# PROBLEM DESCRIPTION
From the very first line of the data to the line containing "de variación interanual", retype everything exactly, leaving the pictures behind.

# INFORMATION SHOWN
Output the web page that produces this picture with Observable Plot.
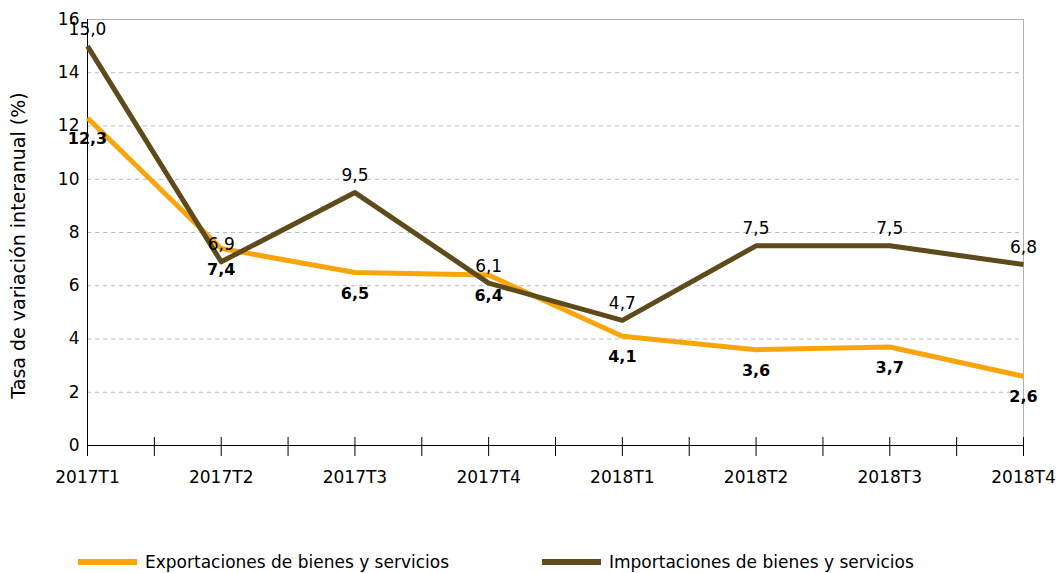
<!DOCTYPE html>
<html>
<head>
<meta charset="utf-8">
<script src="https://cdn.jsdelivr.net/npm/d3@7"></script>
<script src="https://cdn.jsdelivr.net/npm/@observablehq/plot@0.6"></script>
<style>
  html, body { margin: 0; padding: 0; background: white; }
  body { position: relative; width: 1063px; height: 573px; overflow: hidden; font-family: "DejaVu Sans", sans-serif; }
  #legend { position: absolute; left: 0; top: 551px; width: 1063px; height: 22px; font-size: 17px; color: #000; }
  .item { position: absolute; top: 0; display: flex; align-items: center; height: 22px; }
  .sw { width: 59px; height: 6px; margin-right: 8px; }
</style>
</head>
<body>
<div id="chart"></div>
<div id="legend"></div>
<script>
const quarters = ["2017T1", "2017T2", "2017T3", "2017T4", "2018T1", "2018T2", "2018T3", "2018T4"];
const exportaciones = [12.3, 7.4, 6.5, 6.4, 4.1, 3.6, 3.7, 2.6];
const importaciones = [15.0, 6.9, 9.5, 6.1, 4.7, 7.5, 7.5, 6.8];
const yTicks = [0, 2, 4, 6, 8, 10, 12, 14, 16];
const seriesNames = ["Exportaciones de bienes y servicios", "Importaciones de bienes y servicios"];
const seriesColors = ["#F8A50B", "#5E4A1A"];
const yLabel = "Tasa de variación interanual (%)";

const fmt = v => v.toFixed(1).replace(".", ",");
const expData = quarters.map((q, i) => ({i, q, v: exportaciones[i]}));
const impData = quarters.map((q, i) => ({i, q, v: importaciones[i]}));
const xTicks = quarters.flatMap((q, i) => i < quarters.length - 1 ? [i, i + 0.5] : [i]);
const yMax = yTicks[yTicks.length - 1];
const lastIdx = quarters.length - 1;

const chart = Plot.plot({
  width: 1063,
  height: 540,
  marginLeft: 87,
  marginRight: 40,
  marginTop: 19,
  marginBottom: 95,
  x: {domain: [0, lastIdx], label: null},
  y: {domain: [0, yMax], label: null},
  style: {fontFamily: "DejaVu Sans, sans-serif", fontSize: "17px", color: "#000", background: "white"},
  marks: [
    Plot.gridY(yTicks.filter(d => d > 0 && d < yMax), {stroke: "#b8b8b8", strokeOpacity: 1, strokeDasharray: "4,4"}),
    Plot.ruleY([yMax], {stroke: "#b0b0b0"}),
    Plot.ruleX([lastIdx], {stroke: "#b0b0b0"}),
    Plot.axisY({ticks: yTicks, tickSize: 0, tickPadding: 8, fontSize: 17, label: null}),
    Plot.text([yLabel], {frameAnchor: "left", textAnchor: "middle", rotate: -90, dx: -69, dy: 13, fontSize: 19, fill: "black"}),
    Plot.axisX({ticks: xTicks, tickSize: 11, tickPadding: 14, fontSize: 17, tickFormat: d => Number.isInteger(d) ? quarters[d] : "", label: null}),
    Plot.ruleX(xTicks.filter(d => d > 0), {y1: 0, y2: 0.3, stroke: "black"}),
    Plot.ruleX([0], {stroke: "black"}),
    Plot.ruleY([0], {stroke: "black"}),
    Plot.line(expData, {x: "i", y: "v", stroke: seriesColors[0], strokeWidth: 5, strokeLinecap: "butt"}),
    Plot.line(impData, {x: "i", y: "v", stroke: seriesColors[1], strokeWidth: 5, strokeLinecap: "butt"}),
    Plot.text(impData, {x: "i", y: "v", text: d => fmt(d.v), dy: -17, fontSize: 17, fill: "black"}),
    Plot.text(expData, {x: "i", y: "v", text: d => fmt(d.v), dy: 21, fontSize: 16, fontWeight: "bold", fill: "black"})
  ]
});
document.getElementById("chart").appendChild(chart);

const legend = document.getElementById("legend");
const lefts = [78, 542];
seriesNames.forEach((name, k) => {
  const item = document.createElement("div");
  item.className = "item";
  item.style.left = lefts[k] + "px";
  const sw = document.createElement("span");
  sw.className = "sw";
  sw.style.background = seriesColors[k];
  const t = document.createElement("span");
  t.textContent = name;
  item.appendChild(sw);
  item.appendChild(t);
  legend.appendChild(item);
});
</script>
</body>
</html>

# WORKED ANSWER
Output the web page that produces this picture with Observable Plot.
<!DOCTYPE html>
<html>
<head>
<meta charset="utf-8">
<script src="https://cdn.jsdelivr.net/npm/d3@7"></script>
<script src="https://cdn.jsdelivr.net/npm/@observablehq/plot@0.6"></script>
<style>
  html, body { margin: 0; padding: 0; background: white; }
  body { position: relative; width: 1063px; height: 573px; overflow: hidden; font-family: "DejaVu Sans", sans-serif; }
  #legend { position: absolute; left: 0; top: 551px; width: 1063px; height: 22px; font-size: 17px; color: #000; }
  .item { position: absolute; top: 0; display: flex; align-items: center; height: 22px; }
  .sw { width: 59px; height: 6px; margin-right: 8px; }
</style>
</head>
<body>
<div id="chart"></div>
<div id="legend"></div>
<script>
const quarters = ["2017T1", "2017T2", "2017T3", "2017T4", "2018T1", "2018T2", "2018T3", "2018T4"];
const exportaciones = [12.3, 7.4, 6.5, 6.4, 4.1, 3.6, 3.7, 2.6];
const importaciones = [15.0, 6.9, 9.5, 6.1, 4.7, 7.5, 7.5, 6.8];
const yTicks = [0, 2, 4, 6, 8, 10, 12, 14, 16];
const seriesNames = ["Exportaciones de bienes y servicios", "Importaciones de bienes y servicios"];
const seriesColors = ["#F8A50B", "#5E4A1A"];
const yLabel = "Tasa de variación interanual (%)";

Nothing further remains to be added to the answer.